Lines that contain "standalone" are to be counted; give only their number.

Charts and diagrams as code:
Start

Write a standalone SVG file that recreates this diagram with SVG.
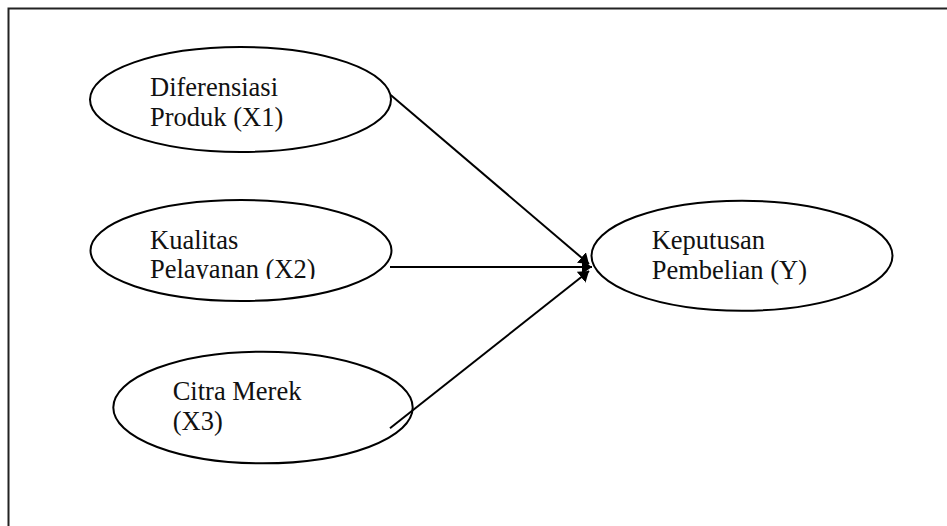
<svg xmlns="http://www.w3.org/2000/svg" width="947" height="526" viewBox="0 0 947 526">
<style>
.node ellipse{fill:#fff;stroke:#000;stroke-width:2}
.node text{font-family:"Liberation Serif","Times New Roman",serif;font-size:26.5px;fill:#111}
.edge{stroke:#000;stroke-width:2;fill:none;marker-end:url(#arrow)}
</style>
<defs>
<marker id="arrow" markerUnits="userSpaceOnUse" viewBox="0 0 10 14" refX="10" refY="7" markerWidth="10" markerHeight="14" orient="auto">
<path d="M0,0 L10,7 L0,14 Z" fill="#000"/>
</marker>
<clipPath id="clipX2"><rect x="100" y="200" width="290" height="79"/></clipPath>
</defs>
<rect width="947" height="526" fill="#fff"/>
<path d="M8.5,526 V8.5 H947" fill="none" stroke="#222" stroke-width="2"/>
<g id="x1" class="node">
<ellipse cx="240.5" cy="99.5" rx="150.5" ry="52.5"/>
<text x="150" y="96">Diferensiasi</text>
<text x="150" y="126">Produk (X1)</text>
</g>
<g id="x2" class="node">
<ellipse cx="241" cy="250.5" rx="150.5" ry="50.5"/>
<text x="150" y="249">Kualitas</text>
<text x="150" y="277.5" clip-path="url(#clipX2)">Pelayanan (X2)</text>
</g>
<g id="x3" class="node">
<ellipse cx="263" cy="407.5" rx="149.7" ry="55.8"/>
<text x="172.7" y="400">Citra Merek</text>
<text x="172.7" y="430">(X3)</text>
</g>
<g id="y" class="node">
<ellipse cx="742" cy="255.7" rx="150.5" ry="55"/>
<text x="651.7" y="249.3">Keputusan</text>
<text x="651.7" y="279.3">Pembelian (Y)</text>
</g>
<g id="connectors">
<line class="edge" x1="390.7" y1="95" x2="589" y2="264"/>
<line class="edge" x1="390" y1="267" x2="592" y2="267"/>
<line class="edge" x1="390" y1="428.3" x2="589" y2="271"/>
</g>
</svg>
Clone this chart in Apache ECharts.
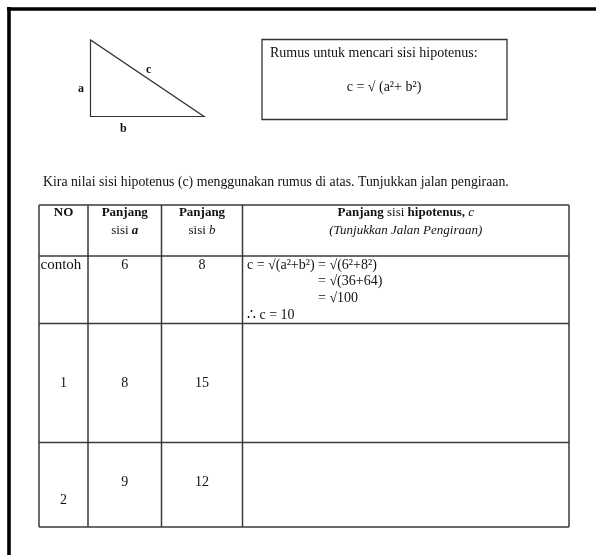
<!DOCTYPE html>
<html>
<head>
<meta charset="utf-8">
<script src="https://cdn.jsdelivr.net/npm/echarts@6/dist/echarts.min.js"></script>
<style>
  html, body { margin: 0; padding: 0; background: #fff; }
  #worksheet { width: 596px; height: 555px; }
</style>
</head>
<body>
<div id="worksheet"></div>
<script>
// data
var triangleLabels = ["a", "b", "c"];
var formulaTitle = "Rumus untuk mencari sisi hipotenus:";
var formula = "c = √ (a²+ b²)";
var instruction = "Kira nilai sisi hipotenus (c) menggunakan rumus di atas. Tunjukkan jalan pengiraan.";
var rowNo = ["contoh", "1", "2"];
var sideA = [6, 8, 9];
var sideB = [8, 15, 12];
var workLines = ["c = √(a²+b²) = √(6²+8²)", "= √(36+64)", "= √100", "∴ c = 10"];

// layout
var colX = [39, 88, 161.5, 242.5, 569];
var rowY = [205, 256, 323.5, 442.5, 527];
var workIndent = [247, 318, 318, 247];
var workY = [265, 281.5, 298.3, 315.5];
var serif = "'Liberation Serif', 'Times New Roman', serif";
var ink = "#111";
var lineCol = "#3a3a3a";

function txt(x, y, text, opt) {
  opt = opt || {};
  return {
    type: "text",
    x: x,
    y: y,
    style: {
      text: text,
      fontFamily: serif,
      fontSize: opt.size || 14,
      fontWeight: opt.bold ? "bold" : "normal",
      fontStyle: opt.italic ? "italic" : "normal",
      fill: ink,
      align: opt.align || "left",
      verticalAlign: "middle",
      rich: opt.rich
    }
  };
}

function seg(x1, y1, x2, y2, w, c) {
  return {
    type: "line",
    shape: { x1: x1, y1: y1, x2: x2, y2: y2 },
    style: { stroke: c || lineCol, lineWidth: w || 1.5 }
  };
}

var els = [];

// page frame
els.push(seg(7, 9, 600, 9, 3.6, "#000"));
els.push(seg(9, 7, 9, 560, 3.6, "#000"));

// triangle
els.push({
  type: "polygon",
  shape: { points: [[90.5, 40], [90.5, 116.5], [204, 116.5]] },
  style: { fill: "none", stroke: "#333", lineWidth: 1.2 }
});
els.push(txt(78, 89, triangleLabels[0], { bold: true, size: 12 }));
els.push(txt(120, 129, triangleLabels[1], { bold: true, size: 12 }));
els.push(txt(146, 70, triangleLabels[2], { bold: true, size: 12 }));

// formula box
els.push({
  type: "rect",
  shape: { x: 262, y: 39.5, width: 245, height: 80 },
  style: { fill: "none", stroke: "#333", lineWidth: 1.3 }
});
els.push(txt(270, 53, formulaTitle));
els.push(txt(384, 87, formula, { align: "center" }));

// instruction
els.push(txt(43, 182, instruction, { size: 13.8 }));

// table grid
for (var i = 0; i < colX.length; i++) {
  els.push(seg(colX[i], rowY[0], colX[i], rowY[rowY.length - 1]));
}
for (var j = 0; j < rowY.length; j++) {
  els.push(seg(colX[0], rowY[j], colX[colX.length - 1], rowY[j]));
}

function mid(k) { return (colX[k] + colX[k + 1]) / 2; }

// header
var hy1 = 212.5, hy2 = 231;
var hs = 13;
els.push(txt(mid(0), hy1, "NO", { bold: true, align: "center", size: hs }));
els.push(txt(mid(1), hy1, "Panjang", { bold: true, align: "center", size: hs }));
els.push(txt(mid(1), hy2, "sisi {i|a}", {
  align: "center", size: hs,
  rich: { i: { fontStyle: "italic", fontWeight: "bold", fontFamily: serif, fontSize: hs, fill: ink } }
}));
els.push(txt(mid(2), hy1, "Panjang", { bold: true, align: "center", size: hs }));
els.push(txt(mid(2), hy2, "sisi {i|b}", {
  align: "center", size: hs,
  rich: { i: { fontStyle: "italic", fontFamily: serif, fontSize: hs, fill: ink } }
}));
els.push(txt(mid(3), hy1, "{b|Panjang} sisi {b|hipotenus,} {i|c}", {
  align: "center", size: hs,
  rich: {
    b: { fontWeight: "bold", fontFamily: serif, fontSize: hs, fill: ink },
    i: { fontStyle: "italic", fontFamily: serif, fontSize: hs, fill: ink }
  }
}));
els.push(txt(mid(3), hy2, "(Tunjukkan Jalan Pengiraan)", { italic: true, align: "center", size: hs }));

// body rows
var rowTextY = [265, 383.3, 482.5];
var noTextY = [265, 383.3, 500];
for (var r = 0; r < rowNo.length; r++) {
  if (r === 0) {
    els.push(txt(40.5, noTextY[r], rowNo[r], { size: 15 }));
  } else {
    els.push(txt(mid(0), noTextY[r], rowNo[r], { align: "center" }));
  }
  els.push(txt(mid(1), rowTextY[r], String(sideA[r]), { align: "center" }));
  els.push(txt(mid(2), rowTextY[r], String(sideB[r]), { align: "center" }));
}

// worked example
for (var w = 0; w < workLines.length; w++) {
  els.push(txt(workIndent[w], workY[w], workLines[w]));
}

var chart = echarts.init(document.getElementById("worksheet"), null, { renderer: "canvas" });
chart.setOption({
  animation: false,
  backgroundColor: "#fff",
  graphic: { elements: els }
});
</script>
</body>
</html>
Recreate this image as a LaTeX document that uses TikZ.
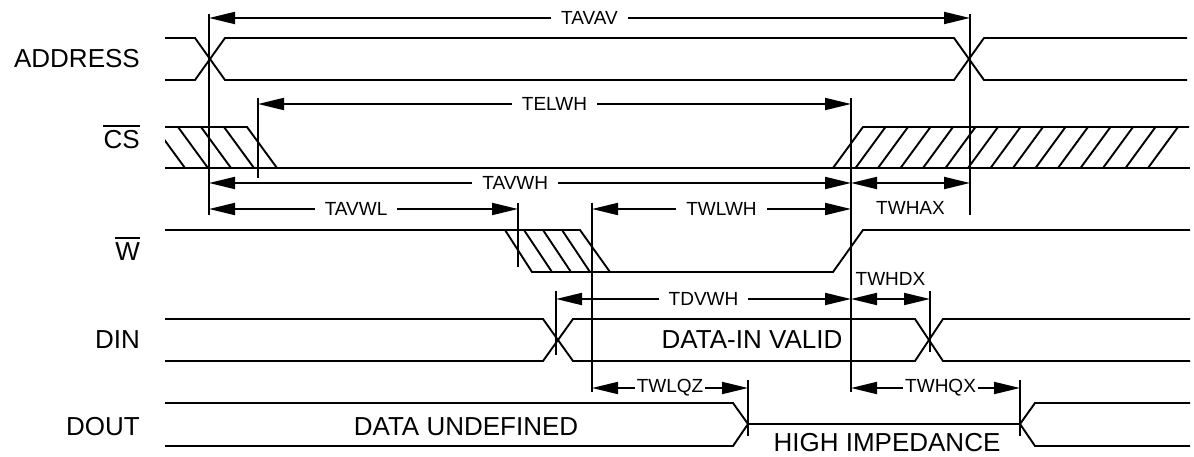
\documentclass[tikz,border=0pt]{standalone}
\usepackage{fontspec}
\setmainfont{Liberation Sans}
\usetikzlibrary{arrows.meta}

\newcommand{\sigfont}{\fontsize{26}{30}\selectfont}
\newcommand{\timfont}{\fontsize{19}{22}\selectfont}

\tikzset{
  wave/.style={line width=1.9pt},
  marker/.style={line width=1.9pt},
  dim/.style={line width=1.9pt, {Triangle[length=26pt,width=12pt]}-{Triangle[length=26pt,width=12pt]}},
  tlabel/.style={font=\timfont, fill=white, inner xsep=10pt, inner ysep=1pt},
  tlabeltight/.style={tlabel, inner xsep=2pt},
  siglabel/.style={font=\sigfont, anchor=base east, inner sep=0pt},
  datatext/.style={font=\sigfont, anchor=base, inner sep=0pt},
}

\begin{document}
\begin{tikzpicture}[x=1pt, y=-1pt]
  \useasboundingbox (0,0) rectangle (1194,457);

  % Signal names
  \node[siglabel] (addr) at (140,68) {ADDRESS};
  \node[siglabel] (cs) at (140,149) {CS};
  \node[siglabel] (we) at (140,261) {W};
  \node[siglabel] (din) at (140,348) {DIN};
  \node[siglabel] (dout) at (140,435) {DOUT};
  \draw[wave] ([yshift=5pt]cs.north west) -- ([yshift=5pt]cs.north east);
  \draw[wave] ([yshift=5pt]we.north west) -- ([yshift=5pt]we.north east);

  % ADDRESS
  \draw[wave] (165,38) -- (195,38) -- (225,80) -- (954,80) -- (984,38) -- (1187,38);
  \draw[wave] (165,80) -- (195,80) -- (225,38) -- (954,38) -- (984,80) -- (1187,80);

  % CS
  \draw[wave] (165,127) -- (247,127) -- (277,168);
  \draw[wave] (165,168) -- (1190,168);
  \draw[wave] (833,168) -- (863,127) -- (1189,127);
  \begin{scope}
    \clip (165,127) -- (247,127) -- (277,168) -- (165,168) -- cycle;
    \foreach \x in {155,178,201,224}
      \draw[wave] (\x,127) -- ++(30,41);
  \end{scope}
  \begin{scope}
    \clip (833,168) -- (863,127) -- (1189,127) -- (1189,168) -- cycle;
    \foreach \k in {1,...,14}
      \draw[wave] ({833+22.5*\k},168) -- ++(30,-41);
  \end{scope}

  % W
  \draw[wave] (165,230) -- (580,230) -- (610,272);
  \draw[wave] (505,230) -- (532,272) -- (833,272) -- (863,230) -- (1190,230);
  \foreach \x in {524,543,562}
    \draw[wave] (\x,230) -- ++(28,42);

  % DIN
  \draw[wave] (165,319) -- (543,319) -- (573,361) -- (915,361) -- (943,319) -- (1190,319);
  \draw[wave] (165,361) -- (543,361) -- (573,319) -- (915,319) -- (943,361) -- (1190,361);
  \node[datatext] (valid) at (752,348) {DATA-IN VALID};

  % DOUT
  \draw[wave] (165,403) -- (733,403) -- (748,424) -- (733,446) -- (165,446);
  \draw[wave] (748,424) -- (1020,424);
  \draw[wave] (1190,403) -- (1035,403) -- (1020,424) -- (1035,446) -- (1190,446);
  \node[datatext] (undef) at (466,435) {DATA UNDEFINED};
  \node[datatext] (hiz) at (887,451) {HIGH IMPEDANCE};

  % Timing marks
  \coordinate (tAV) at (209,0);
  \coordinate (tAX) at (970,0);
  \coordinate (tCS) at (258,0);
  \coordinate (tWH) at (851,0);
  \coordinate (tWF) at (518,0);
  \coordinate (tWL) at (592,0);
  \coordinate (tDV) at (556,0);
  \coordinate (tDX) at (930,0);
  \coordinate (tQZ) at (748,0);
  \coordinate (tQX) at (1020,0);

  \draw[marker] (tAV |- 0,14) -- (tAV |- 0,215);
  \draw[marker] (tAX |- 0,14) -- (tAX |- 0,215);
  \draw[marker] (tCS |- 0,98) -- (tCS |- 0,178);
  \draw[marker] (tWH |- 0,98) -- (tWH |- 0,392);
  \draw[marker] (tWF |- 0,203) -- (tWF |- 0,267);
  \draw[marker] (tWL |- 0,203) -- (tWL |- 0,392);
  \draw[marker] (tDV |- 0,291) -- (tDV |- 0,355);
  \draw[marker] (tDX |- 0,291) -- (tDX |- 0,352);
  \draw[marker] (tQZ |- 0,380) -- (tQZ |- 0,436);
  \draw[marker] (tQX |- 0,380) -- (tQX |- 0,436);

  % Timing parameters
  \draw[dim] (tAV |- 0,18) -- node[tlabel, pos=.50] {TAVAV} (tAX |- 0,18);
  \draw[dim] (tCS |- 0,104) -- node[tlabel] {TELWH} (tWH |- 0,104);
  \draw[dim] (tAV |- 0,183) -- node[tlabel, pos=.477] {TAVWH} (tWH |- 0,183);
  \draw[dim] (tWH |- 0,183) -- node[font=\timfont, inner sep=0pt, below=17pt] {TWHAX} (tAX |- 0,183);
  \draw[dim] (tAV |- 0,209) -- node[tlabel, pos=.476] {TAVWL} (tWF |- 0,209);
  \draw[dim] (tWL |- 0,209) -- node[tlabel] {TWLWH} (tWH |- 0,209);
  \draw[dim] (tDV |- 0,299) -- node[tlabel] {TDVWH} (tWH |- 0,299);
  \draw[dim] (tWH |- 0,299) -- node[font=\timfont, inner sep=0pt, above=13pt] {TWHDX} (tDX |- 0,299);
  \draw[dim] (tWL |- 0,388) -- node[tlabeltight] {TWLQZ} (tQZ |- 0,388);
  \draw[dim] (tWH |- 0,388) -- node[tlabeltight, pos=.53] {TWHQX} (tQX |- 0,388);
\end{tikzpicture}
\end{document}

End

• _FULL SOLUTION_
2